Others’ problems can even add to the attraction of a place for tourists. Kincaid notes that tourists tend to romanticize poverty. The locals’ humble homes and clothing seem picturesque, and even open latrines can seem pleasingly “close to nature,” unlike the modern plumbing at home. Kincaid believes that this attitude is the essence of tourism. The lives of others, no matter how poor and sad, are part of the scenery tourists have come to enjoy, a perspective that negatively affects both tourists and locals. The exotic and often absurd misunderstanding that tourists have of a strange culture ultimately prevents them from really knowing the place they have come to see.
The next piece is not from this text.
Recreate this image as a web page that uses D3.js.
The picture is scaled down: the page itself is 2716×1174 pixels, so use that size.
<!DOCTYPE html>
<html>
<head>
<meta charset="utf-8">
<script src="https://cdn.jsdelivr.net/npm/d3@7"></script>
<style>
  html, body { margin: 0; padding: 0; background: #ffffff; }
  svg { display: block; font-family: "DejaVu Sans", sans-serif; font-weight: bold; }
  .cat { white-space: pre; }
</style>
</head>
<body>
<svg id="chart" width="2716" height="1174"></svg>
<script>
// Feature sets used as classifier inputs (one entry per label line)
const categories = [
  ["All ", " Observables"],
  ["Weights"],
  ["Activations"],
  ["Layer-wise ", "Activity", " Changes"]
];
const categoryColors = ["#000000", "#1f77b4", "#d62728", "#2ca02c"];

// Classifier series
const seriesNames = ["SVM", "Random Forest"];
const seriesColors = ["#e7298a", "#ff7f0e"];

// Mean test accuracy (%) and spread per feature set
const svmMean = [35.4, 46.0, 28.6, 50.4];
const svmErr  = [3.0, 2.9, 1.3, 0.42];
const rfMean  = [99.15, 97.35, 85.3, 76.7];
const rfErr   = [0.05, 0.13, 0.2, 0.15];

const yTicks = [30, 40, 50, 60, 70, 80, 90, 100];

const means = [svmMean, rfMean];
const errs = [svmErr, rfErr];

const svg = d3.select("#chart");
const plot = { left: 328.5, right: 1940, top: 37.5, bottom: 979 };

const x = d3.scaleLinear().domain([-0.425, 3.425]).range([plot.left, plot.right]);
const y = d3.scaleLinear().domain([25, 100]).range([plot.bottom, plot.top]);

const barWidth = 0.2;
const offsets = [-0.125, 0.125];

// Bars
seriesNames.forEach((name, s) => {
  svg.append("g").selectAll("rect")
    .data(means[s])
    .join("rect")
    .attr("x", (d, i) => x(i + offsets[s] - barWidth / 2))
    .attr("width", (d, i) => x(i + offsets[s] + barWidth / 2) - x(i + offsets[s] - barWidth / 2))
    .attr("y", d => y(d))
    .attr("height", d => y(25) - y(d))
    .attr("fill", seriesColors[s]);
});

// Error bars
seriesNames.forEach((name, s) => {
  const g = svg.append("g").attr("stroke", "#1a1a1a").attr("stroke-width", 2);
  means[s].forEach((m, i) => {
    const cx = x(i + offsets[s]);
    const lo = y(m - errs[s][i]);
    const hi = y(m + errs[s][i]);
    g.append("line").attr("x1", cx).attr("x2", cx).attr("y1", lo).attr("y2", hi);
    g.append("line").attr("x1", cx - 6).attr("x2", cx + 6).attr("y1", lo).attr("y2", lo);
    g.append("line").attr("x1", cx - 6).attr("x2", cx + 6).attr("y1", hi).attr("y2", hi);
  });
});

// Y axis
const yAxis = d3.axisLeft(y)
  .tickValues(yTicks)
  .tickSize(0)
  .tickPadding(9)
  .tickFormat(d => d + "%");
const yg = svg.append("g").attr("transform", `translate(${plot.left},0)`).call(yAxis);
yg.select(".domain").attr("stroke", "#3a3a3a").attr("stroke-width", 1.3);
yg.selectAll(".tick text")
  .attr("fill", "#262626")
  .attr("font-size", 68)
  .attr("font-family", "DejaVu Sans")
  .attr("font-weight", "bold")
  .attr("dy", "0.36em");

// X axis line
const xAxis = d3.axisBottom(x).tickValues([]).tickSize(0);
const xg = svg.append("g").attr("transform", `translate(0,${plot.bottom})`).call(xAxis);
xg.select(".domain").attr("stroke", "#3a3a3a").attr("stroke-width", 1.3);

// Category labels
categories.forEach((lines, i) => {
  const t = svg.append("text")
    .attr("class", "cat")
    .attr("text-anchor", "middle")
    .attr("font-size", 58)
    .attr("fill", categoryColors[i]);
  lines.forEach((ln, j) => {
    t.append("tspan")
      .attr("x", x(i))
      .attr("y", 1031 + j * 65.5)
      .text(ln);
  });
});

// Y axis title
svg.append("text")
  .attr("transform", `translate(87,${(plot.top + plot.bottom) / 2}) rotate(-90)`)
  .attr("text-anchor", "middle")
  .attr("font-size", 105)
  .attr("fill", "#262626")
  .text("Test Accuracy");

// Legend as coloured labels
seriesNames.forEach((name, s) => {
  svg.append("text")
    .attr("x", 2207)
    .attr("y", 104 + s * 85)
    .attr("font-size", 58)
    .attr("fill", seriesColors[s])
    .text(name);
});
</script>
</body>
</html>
Admiration vs. Resentment of the Colonizer
Kincaid observes the quality of education on Antigua, as well as the minds of its inhabitants, and remains deeply ambivalent about both. She herself is the product of a colonial education, and she believes that Antiguan young people today are not as well-educated as they were in her day. Kincaid was raised on the classics of English literature, and she thinks today’s young Antiguans are poorly spoken, ignorant, and devoted to American pop culture. However, one of the things Kincaid despises most about the old Antigua was its cultural subservience to England. If young Antiguans today are obsessed with American trash, in the old days they were obsessed with British trash. One of the insidious effects of Antiguans being schooled in the British system is that all of their models of excellence in literature and history are British. In other words, Antiguans have been taught to admire the very people who once enslaved them. Kincaid is horrified by the genuine excitement the Antiguans have regarding royal visits to the island: the living embodiment of British imperialism is joyously greeted by the former victims of that imperialism.
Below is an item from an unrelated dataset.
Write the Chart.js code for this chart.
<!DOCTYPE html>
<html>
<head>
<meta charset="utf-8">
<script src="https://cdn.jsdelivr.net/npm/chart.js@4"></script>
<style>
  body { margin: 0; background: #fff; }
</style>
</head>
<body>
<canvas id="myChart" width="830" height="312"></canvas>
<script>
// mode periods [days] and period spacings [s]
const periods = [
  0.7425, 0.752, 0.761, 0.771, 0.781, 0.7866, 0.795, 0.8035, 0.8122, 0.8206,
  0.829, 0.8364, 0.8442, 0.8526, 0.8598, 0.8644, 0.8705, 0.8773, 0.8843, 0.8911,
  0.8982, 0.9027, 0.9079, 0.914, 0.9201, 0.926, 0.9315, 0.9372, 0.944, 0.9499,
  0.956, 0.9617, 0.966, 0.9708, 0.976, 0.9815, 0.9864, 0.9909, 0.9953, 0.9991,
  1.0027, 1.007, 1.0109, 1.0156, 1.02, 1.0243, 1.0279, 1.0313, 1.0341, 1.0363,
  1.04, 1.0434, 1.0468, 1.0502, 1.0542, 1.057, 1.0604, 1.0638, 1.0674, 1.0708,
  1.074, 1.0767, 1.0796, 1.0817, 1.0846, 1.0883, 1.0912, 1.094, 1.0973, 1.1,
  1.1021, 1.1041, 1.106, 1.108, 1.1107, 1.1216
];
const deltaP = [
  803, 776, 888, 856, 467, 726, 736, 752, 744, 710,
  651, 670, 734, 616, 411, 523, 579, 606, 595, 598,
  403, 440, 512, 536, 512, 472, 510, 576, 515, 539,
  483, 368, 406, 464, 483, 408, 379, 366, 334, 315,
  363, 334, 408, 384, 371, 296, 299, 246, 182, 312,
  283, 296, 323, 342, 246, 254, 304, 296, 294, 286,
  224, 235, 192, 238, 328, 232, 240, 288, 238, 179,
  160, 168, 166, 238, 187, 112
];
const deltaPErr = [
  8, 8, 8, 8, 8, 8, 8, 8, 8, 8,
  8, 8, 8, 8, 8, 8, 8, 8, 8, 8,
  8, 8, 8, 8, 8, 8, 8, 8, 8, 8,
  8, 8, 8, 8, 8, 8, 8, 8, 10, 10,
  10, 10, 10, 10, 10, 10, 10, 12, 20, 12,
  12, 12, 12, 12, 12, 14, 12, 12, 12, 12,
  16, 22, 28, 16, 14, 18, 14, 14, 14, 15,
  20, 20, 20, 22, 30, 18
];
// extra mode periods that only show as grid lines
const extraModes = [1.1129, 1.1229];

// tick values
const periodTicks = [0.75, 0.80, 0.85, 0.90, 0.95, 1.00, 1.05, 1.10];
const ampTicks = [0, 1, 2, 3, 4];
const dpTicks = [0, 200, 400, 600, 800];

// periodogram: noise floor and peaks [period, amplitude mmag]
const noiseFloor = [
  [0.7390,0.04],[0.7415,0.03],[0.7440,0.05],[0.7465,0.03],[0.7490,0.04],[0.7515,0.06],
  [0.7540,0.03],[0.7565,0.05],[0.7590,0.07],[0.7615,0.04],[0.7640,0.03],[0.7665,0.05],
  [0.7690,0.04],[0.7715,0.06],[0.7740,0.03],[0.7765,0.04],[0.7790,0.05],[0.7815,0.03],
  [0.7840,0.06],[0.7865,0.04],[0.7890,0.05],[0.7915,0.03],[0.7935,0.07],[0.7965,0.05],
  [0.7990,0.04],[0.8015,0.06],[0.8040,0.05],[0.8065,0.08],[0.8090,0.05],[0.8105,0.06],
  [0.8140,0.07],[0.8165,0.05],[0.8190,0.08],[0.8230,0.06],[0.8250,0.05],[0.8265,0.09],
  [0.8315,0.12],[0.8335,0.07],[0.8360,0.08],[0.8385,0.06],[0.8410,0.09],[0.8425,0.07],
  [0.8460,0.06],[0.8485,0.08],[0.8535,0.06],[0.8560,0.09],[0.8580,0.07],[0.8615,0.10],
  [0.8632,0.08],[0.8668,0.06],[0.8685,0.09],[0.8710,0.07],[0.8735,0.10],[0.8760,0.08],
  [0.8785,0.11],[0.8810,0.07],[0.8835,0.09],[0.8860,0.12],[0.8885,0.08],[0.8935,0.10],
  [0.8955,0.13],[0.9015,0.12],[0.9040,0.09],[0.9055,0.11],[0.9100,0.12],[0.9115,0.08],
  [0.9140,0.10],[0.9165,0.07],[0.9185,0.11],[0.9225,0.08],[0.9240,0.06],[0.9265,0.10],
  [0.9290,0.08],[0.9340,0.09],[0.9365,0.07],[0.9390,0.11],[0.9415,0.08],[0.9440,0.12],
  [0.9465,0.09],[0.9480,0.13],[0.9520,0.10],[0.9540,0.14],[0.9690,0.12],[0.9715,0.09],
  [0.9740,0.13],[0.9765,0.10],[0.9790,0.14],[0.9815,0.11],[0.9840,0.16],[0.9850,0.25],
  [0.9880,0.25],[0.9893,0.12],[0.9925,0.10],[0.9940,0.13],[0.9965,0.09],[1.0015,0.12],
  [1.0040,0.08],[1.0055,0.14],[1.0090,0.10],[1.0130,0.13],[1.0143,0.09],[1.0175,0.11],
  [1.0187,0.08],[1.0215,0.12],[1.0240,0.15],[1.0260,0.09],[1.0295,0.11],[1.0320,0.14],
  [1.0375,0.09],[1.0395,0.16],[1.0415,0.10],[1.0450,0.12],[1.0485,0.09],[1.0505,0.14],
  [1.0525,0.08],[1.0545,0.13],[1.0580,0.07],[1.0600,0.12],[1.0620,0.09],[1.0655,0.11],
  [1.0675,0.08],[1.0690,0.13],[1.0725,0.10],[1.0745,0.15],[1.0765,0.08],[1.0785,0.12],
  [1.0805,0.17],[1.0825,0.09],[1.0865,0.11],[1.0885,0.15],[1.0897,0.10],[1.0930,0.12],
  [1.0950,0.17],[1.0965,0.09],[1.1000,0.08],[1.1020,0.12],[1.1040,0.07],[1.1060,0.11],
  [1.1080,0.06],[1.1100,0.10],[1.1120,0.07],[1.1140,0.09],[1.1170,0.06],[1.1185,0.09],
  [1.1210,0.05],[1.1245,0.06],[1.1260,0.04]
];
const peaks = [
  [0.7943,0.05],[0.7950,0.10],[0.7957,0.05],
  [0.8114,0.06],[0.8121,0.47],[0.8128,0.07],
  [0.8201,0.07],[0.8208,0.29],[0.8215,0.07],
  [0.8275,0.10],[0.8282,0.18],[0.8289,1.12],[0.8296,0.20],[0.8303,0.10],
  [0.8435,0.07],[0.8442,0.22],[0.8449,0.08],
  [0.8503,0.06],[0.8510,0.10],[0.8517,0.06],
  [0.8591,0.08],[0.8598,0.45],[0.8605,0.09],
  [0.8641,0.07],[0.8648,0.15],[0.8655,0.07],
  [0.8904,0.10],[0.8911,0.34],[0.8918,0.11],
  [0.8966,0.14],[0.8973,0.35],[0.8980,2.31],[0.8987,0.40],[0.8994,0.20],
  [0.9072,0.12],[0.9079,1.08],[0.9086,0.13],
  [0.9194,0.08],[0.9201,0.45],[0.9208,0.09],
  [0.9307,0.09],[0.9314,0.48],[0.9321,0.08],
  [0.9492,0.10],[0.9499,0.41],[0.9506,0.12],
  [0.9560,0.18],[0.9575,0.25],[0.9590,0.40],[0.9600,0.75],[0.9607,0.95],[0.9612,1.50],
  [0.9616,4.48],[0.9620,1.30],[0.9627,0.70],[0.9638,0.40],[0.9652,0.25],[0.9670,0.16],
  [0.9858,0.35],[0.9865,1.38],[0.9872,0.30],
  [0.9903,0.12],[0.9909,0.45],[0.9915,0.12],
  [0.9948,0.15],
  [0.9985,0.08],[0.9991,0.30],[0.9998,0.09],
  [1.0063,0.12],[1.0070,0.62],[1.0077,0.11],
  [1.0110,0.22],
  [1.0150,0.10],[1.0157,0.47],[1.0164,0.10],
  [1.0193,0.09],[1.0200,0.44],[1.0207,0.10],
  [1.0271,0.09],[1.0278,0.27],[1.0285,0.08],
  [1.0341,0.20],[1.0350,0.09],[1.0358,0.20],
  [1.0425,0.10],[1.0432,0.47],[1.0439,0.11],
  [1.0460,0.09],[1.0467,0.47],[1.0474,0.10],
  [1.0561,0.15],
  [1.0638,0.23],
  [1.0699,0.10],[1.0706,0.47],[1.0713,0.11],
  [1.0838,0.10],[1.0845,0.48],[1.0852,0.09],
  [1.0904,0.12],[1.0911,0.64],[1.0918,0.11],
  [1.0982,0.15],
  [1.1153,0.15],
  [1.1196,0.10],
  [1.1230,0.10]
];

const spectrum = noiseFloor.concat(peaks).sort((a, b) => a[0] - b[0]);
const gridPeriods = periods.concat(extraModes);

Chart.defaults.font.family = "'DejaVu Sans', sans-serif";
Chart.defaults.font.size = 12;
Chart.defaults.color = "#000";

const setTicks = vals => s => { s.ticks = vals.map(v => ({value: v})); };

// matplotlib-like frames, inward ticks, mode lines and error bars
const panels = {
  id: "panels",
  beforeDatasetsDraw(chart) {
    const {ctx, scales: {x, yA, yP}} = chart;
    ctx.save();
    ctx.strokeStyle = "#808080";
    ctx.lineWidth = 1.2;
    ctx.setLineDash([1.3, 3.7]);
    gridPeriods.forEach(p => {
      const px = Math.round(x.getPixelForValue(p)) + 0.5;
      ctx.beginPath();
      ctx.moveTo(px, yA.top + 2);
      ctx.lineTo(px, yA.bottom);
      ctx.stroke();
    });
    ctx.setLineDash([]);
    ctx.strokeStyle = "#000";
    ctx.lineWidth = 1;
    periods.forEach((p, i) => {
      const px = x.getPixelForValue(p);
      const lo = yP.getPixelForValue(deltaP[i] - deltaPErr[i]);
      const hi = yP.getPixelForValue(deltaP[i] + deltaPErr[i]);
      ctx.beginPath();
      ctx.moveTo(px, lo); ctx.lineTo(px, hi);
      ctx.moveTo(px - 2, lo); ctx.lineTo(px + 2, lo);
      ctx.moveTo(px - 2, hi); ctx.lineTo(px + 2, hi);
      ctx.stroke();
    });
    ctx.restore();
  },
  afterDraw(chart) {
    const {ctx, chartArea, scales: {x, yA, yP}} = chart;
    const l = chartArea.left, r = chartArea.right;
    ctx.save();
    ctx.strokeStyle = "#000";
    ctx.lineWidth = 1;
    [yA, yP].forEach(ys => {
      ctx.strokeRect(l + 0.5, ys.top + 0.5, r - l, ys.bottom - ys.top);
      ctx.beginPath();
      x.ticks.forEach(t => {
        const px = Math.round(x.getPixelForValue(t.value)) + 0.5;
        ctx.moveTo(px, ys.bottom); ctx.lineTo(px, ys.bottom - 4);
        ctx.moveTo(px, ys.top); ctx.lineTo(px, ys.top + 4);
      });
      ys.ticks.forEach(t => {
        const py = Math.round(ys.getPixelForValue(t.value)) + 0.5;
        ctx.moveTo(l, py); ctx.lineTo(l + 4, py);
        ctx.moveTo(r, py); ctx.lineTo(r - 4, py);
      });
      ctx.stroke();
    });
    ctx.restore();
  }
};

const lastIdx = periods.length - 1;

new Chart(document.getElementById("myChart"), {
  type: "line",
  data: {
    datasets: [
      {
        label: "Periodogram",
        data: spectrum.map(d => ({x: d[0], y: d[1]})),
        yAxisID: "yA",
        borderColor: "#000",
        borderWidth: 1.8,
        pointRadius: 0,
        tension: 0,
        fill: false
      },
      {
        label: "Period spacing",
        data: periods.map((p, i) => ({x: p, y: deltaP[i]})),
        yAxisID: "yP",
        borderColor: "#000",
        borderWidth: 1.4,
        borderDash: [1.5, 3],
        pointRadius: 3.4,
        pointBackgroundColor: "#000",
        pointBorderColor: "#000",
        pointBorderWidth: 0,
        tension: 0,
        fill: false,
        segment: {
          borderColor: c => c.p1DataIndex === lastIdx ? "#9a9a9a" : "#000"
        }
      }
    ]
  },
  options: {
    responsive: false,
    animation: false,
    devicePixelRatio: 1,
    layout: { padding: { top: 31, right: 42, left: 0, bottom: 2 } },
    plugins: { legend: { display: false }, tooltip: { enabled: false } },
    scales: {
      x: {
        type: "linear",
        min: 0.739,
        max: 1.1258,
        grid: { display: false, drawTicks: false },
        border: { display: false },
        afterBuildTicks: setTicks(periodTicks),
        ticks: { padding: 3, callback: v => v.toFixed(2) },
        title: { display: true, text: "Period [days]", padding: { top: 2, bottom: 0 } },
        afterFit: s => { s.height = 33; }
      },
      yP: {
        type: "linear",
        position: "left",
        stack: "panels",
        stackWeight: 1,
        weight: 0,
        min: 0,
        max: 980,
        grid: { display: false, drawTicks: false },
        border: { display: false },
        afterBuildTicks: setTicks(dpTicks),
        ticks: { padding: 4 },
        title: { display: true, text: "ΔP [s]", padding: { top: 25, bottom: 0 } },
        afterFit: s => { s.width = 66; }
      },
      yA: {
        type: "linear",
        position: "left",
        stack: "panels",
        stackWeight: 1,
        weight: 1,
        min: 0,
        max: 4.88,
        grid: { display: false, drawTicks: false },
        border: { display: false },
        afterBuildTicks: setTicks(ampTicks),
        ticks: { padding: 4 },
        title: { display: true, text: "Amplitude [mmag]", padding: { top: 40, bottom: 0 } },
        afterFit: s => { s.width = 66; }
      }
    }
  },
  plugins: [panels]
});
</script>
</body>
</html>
Antiguans’ minds have been shaped from the bottom up by the experience of being enslaved and, later, colonized. This intimate shaping determines the contours of daily life and even private thoughts. For example, the young Kincaid’s greatest pleasure is in reading, but everything she reads is tainted by bitterness, since she is learning the dominant culture from the position of a dominated people. English is her first language, and Kincaid complains that even her critique of colonialism must be expressed in the words she learned from the colonialists themselves. Kincaid doesn’t feel at home in either world. She will never be truly English because of race and history, yet her intimacy with English culture expands her horizons far beyond the small boundaries of Antigua. Thanks to slavery and to being ruled from afar for so long, the Antiguans have become accustomed to being passive objects of history, rather than active makers of it. The experiences of the colonized are therefore always secondary in some sense; it is the people from the “large places” who determine events, control history, and even control language.
The Prevalence of Corruption
For Kincaid, corruption is related to colonization in that it is a continuation of the oppression of colonialism—except that corruption turns the once-colonized people against themselves. Kincaid insists that corruption pervades every aspect of public life in Antigua, that everyone knows about it, and that no one seems to know what to do about it. Government ministers run brothels, steal public funds, and broker shady deals, but there is a conspicuous lack of outrage on the part of the public. Kincaid attributes this lack of anger to the Antiguans’ general passivity, but she also sees their attitude as a logical reaction to the “lessons” of Antiguan history. The British claimed to be bringing civilization to the colonized territories while actually exploiting them and taking from them as much as they could. Naturally, when the Antiguans themselves came to power, they followed the example they had been given: under the motto “A People to Mold, A Nation to Build,” their ministers claim to be working for the greater good while lining their own pockets.